Photo of Dylan Deschamps

Dylan Deschamps

Profile and significance

Dylan Deschamps is a Canadian freeski park specialist from Québec City (born December 12, 2002) who surged onto the World Cup scene with a win at Big Air Chur in October 2023, followed by bronze medals at Chur and Beijing in the 2024–25 season. After building fundamentals on the Nor-Am circuit—with slopestyle podiums at Stoneham and Winsport Calgary—he joined Canada’s national team in 2022 and translated that pipeline experience into senior results quickly. The throughline is clear: competition-focused big air with clean grabs and readable axes, backed by year-round training and a Québec work ethic. For fans tracking the next wave of big air contenders, Deschamps has already produced multiple FIS World Cup podiums, the defining threshold of international relevance short of Olympic or X Games hardware.



Competitive arc and key venues

The inflection point came at the season-opener city event in Switzerland, where weather cancelled finals and top qualifiers were awarded the Big Air Chur wins—Deschamps took gold on just his third World Cup start. He confirmed the level a year later with another Chur podium (bronze) and added a second career bronze at Beijing’s permanent big air structure at Shougang Park. North American blocks around Copper Mountain and Mammoth keep jump timing sharp; earlier Nor-Am milestones at Stoneham and Calgary’s Winsport laid the groundwork for consistent World Cup qualifications. The pattern is typical of modern big air: excel at compact city scaffolding venues, then maintain rhythm on large western park builds between travel weeks.



How they ski: what to watch for

Deschamps’ strength is clarity. Takeoffs are measured, grabs are held long enough to telegraph control, and axes stay consistent from set to landing. Expect switch and forward dubs with dependable mute or safety placements, spin directions that complement course wind and speed, and enough amplitude to keep scores competitive without flirting with randomness. The hallmark is legibility: he maps approach speed carefully, leaves the lip in balance, and rides out with shoulders quiet—traits judges can reward and viewers can analyze frame by frame. On days when weather compresses opportunities, that predictability is a competitive advantage.



Resilience, filming, and influence

World Cup big air is often decided by weather, wind holds, and limited reps. Deschamps’ results show he adapts well to those constraints: deliver in qualis when required, protect a clean best-two-scores profile in finals, and manage risk so landings stack instead of scatter. Media around his rise has included team features and short-form edits that highlight efficient jump sessions rather than heavy street segments; the emphasis remains on contest execution. For developing riders, there’s a pragmatic influence here: learn to build a reliable two-trick roster that covers directions and grabs, then scale amplitude as conditions allow.
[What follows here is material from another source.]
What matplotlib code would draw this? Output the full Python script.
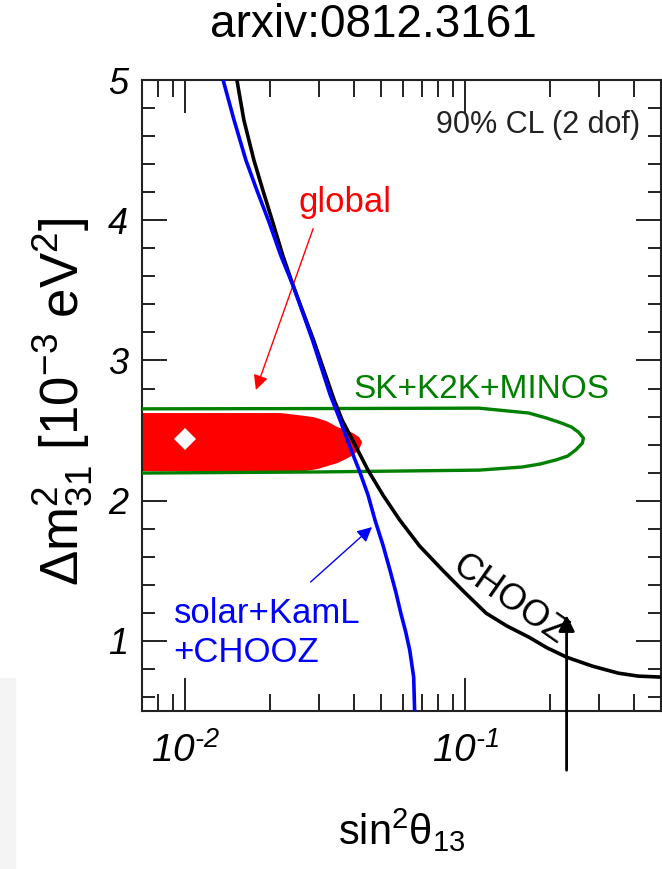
import numpy as np
import matplotlib
matplotlib.use("Agg")
import matplotlib.pyplot as plt
from matplotlib.ticker import MultipleLocator, FixedLocator, LogLocator, NullFormatter

plt.rcParams['font.family'] = ['Liberation Sans', 'DejaVu Sans']
plt.rcParams['mathtext.fontset'] = 'custom'
plt.rcParams['mathtext.rm'] = 'Liberation Sans:italic'   # used by the tick labels
plt.rcParams['mathtext.sf'] = 'Liberation Sans'          # upright, used for axis labels
plt.rcParams['mathtext.it'] = 'Liberation Sans:italic'
plt.rcParams['mathtext.default'] = 'sf'

# --- data ---
# solar+KamL+CHOOZ bound (blue)
solar_s13 = [0.01364, 0.01492, 0.01645, 0.0180, 0.0199, 0.02189, 0.02436, 0.02845,
             0.03293, 0.0357, 0.03847, 0.04175, 0.04493, 0.04757, 0.0508, 0.0538,
             0.05647, 0.05882, 0.06126, 0.0633, 0.06539, 0.0659]
solar_dm = [5.0, 4.715, 4.429, 4.215, 3.987, 3.752, 3.524, 3.145,
            2.753, 2.575, 2.397, 2.218, 2.040, 1.862, 1.683, 1.505,
            1.348, 1.198, 1.063, 0.934, 0.742, 0.50]

# CHOOZ bound (black)
chooz_s13 = [0.01528, 0.01618, 0.01757, 0.01891, 0.02051, 0.02226, 0.02436, 0.0287,
             0.0340, 0.0363, 0.0404, 0.0449, 0.0508, 0.0583, 0.0687, 0.0829,
             0.0992, 0.1186, 0.1409, 0.1686, 0.1953, 0.230, 0.2844, 0.352, 0.414, 0.50]
chooz_dm = [5.0, 4.715, 4.429, 4.215, 3.987, 3.752, 3.524, 3.145,
            2.718, 2.575, 2.397, 2.218, 2.040, 1.862, 1.676, 1.505,
            1.348, 1.198, 1.106, 1.027, 0.952, 0.884, 0.820, 0.770, 0.749, 0.742]

# SK+K2K+MINOS contour (green, closed)
atm_s13 = [0.0068, 0.03, 0.112, 0.1686, 0.1953, 0.221, 0.2396, 0.2535, 0.264,
           0.262, 0.2477, 0.2319, 0.2103, 0.1845, 0.1593, 0.112, 0.03, 0.0068]
atm_dm = [2.655, 2.657, 2.66, 2.625, 2.589, 2.553, 2.525, 2.489, 2.447,
          2.411, 2.361, 2.318, 2.29, 2.261, 2.24, 2.218, 2.205, 2.197]

# global fit region (red, filled)
glob_s13 = [0.0068, 0.0219, 0.0252, 0.0287, 0.0319, 0.0349, 0.0375, 0.0397, 0.0417,
            0.0428, 0.0417, 0.0397, 0.0375, 0.0349, 0.0322, 0.0296, 0.0264, 0.0068]
glob_dm = [2.625, 2.625, 2.611, 2.596, 2.568, 2.525, 2.504, 2.482, 2.454,
           2.418, 2.361, 2.325, 2.297, 2.268, 2.247, 2.225, 2.21, 2.21]

best_fit = (0.01, 2.44)

x_ticks = [0.01, 0.1]
x_ticklabels = ['$\\mathrm{10^{\u20102}}$', '$\\mathrm{10^{\u20101}}$']

fig = plt.figure(figsize=(6.62, 8.69), dpi=100)
# faint slide background strip at the lower left
fig.patches.append(plt.Rectangle((0, 0), 0.023, 0.22, transform=fig.transFigure,
                                 color='#f4f4f4', zorder=0))
ax = fig.add_axes([0.2145, 0.1818, 0.7840, 0.7261])

ax.fill(glob_s13, glob_dm, color='#ff0000', lw=0, zorder=2)
ax.plot(best_fit[0], best_fit[1], marker='D', ms=11, color='white', mew=0, zorder=5)
ax.plot(atm_s13, atm_dm, color='#008000', lw=2.4, zorder=3, solid_joinstyle='round')
ax.plot(chooz_s13, chooz_dm, color='black', lw=2.6, zorder=3, solid_joinstyle='round')
ax.plot(solar_s13, solar_dm, color='#0000ff', lw=2.6, zorder=4, solid_joinstyle='round')

ax.set_xscale('log')
ax.set_xlim(0.007, 0.5)
ax.set_ylim(0.5, 5)

ax.xaxis.set_major_locator(FixedLocator(x_ticks))
ax.xaxis.set_minor_locator(LogLocator(base=10, subs=np.arange(2, 10)))
ax.xaxis.set_minor_formatter(NullFormatter())
ax.set_xticklabels(x_ticklabels)
ax.yaxis.set_major_locator(MultipleLocator(1))
ax.yaxis.set_minor_locator(MultipleLocator(0.2))

ax.tick_params(which='both', direction='in', top=True, right=True, width=1.4,
               color='#222222', labelcolor='black')
ax.tick_params(axis='x', which='major', length=24, labelsize=28, pad=15)
ax.tick_params(axis='x', which='minor', length=12)
ax.tick_params(axis='y', which='major', length=18, labelsize=26, pad=10)
ax.tick_params(axis='y', which='minor', length=9.5)
for lbl in ax.get_yticklabels():
    lbl.set_fontstyle('italic')
for s in ax.spines.values():
    s.set_linewidth(1.5)
    s.set_color('#222222')

ax.set_xlabel(r'sin$^2\theta_{13}$', fontsize=30)
ax.set_ylabel(r'$\Delta$m$^2_{31}$ [10$^{-3}$ eV$^2$]', fontsize=38)
ax.xaxis.set_label_coords(0.5, -0.152)
ax.yaxis.set_label_coords(-0.0925, 0.49)

# labels and arrows
ax.text(0.96, 0.916, '90% CL (2 dof)', transform=ax.transAxes, ha='right',
        va='baseline', fontsize=22, color='#222222')
ax.text(0.0372, 4.06, 'global', color='#ff0000', fontsize=25, ha='center', va='baseline')
ax.text(0.0397, 2.73, 'SK+K2K+MINOS', color='#008000', fontsize=24, ha='left', va='baseline')
ax.text(0.00907, 1.127, 'solar+KamL', color='#0000ff', fontsize=25, ha='left', va='baseline')
ax.text(0.00907, 0.849, '+CHOOZ', color='#0000ff', fontsize=25, ha='left', va='baseline')
ax.text(0.1432, 1.291, 'CHOOZ', color='black', fontsize=26, ha='center', va='center',
        rotation=-35, rotation_mode='anchor')

ax.annotate('', xy=(0.01786, 2.79), xytext=(0.0286, 3.94),
            arrowprops=dict(arrowstyle='-|>', color='#ff0000', lw=1.0,
                            mutation_scale=22, shrinkA=0, shrinkB=0))
ax.annotate('', xy=(0.0464, 1.812), xytext=(0.028, 1.42),
            arrowprops=dict(arrowstyle='-|>', color='#0000ff', lw=1.0,
                            mutation_scale=22, shrinkA=0, shrinkB=0))
ax.annotate('', xy=(0.230, 1.184), xytext=(0.230, 0.078),
            arrowprops=dict(arrowstyle='-|>', color='black', lw=2.0,
                            mutation_scale=24, shrinkA=0, shrinkB=0),
            annotation_clip=False)

fig.text(0.564, 0.957, 'arxiv:0812.3161', fontsize=33, ha='center', va='baseline')

fig.savefig('out.png', dpi=100)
Geography that built the toolkit

Québec’s close-knit scene provides repetition and community—local laps and shop culture feed into early-season form. Stoneham’s parks and jump lines help lock speed control; Calgary’s Winsport facilities and airbags add summer and shoulder-season reps; western trips bring larger features and longer runways. When the calendar calls for major stages, the map points to Chur’s downtown big air festival, Beijing’s Shougang venue, and U.S. training hubs like Mammoth Mountain and Copper Mountain. That mix—dense repetitions at home, purpose-built training in Calgary, and big-jump rehearsal out West—explains the composed takeoff rhythm and consistent landings you see on contest streams.



Equipment and partners: practical takeaways

Deschamps’ partner list reflects both core Québec roots and global brands: skis with Faction, retail and scene support from D-Structure, eyewear from Oakley, and boots via Phaenom Footwear. For skiers looking to apply the lessons rather than copy logos, think systems: a park/big-air ski with a balanced mount point that preserves switch stability while leaving tail length for butters; edge prep tuned for icy in-runs but not so sharp at contact points that they bite on slight axis changes; and a boot–binding feel you can reproduce across different venues. The broader takeaway is to build a kit that travels well: predictable flex, consistent delta, and grab-friendly shapes that keep tricks readable on camera.



Why fans and progressing skiers care

Multiple World Cup podiums before age 23 place Deschamps firmly in the global conversation. Fans get a rider whose tricks look great on replay—clean sets, locked grabs, and stomps that carry speed into the outrun. Progressing park skiers get a template for competition readiness: plan for two dependable, high-value hits (forward and switch), practice them in a range of winds and speeds, and treat qualifiers with the same intensity as finals. In a discipline where small execution errors can erase amplitude advantages, Deschamps’ method—clarity first, variety second—offers a durable path to results.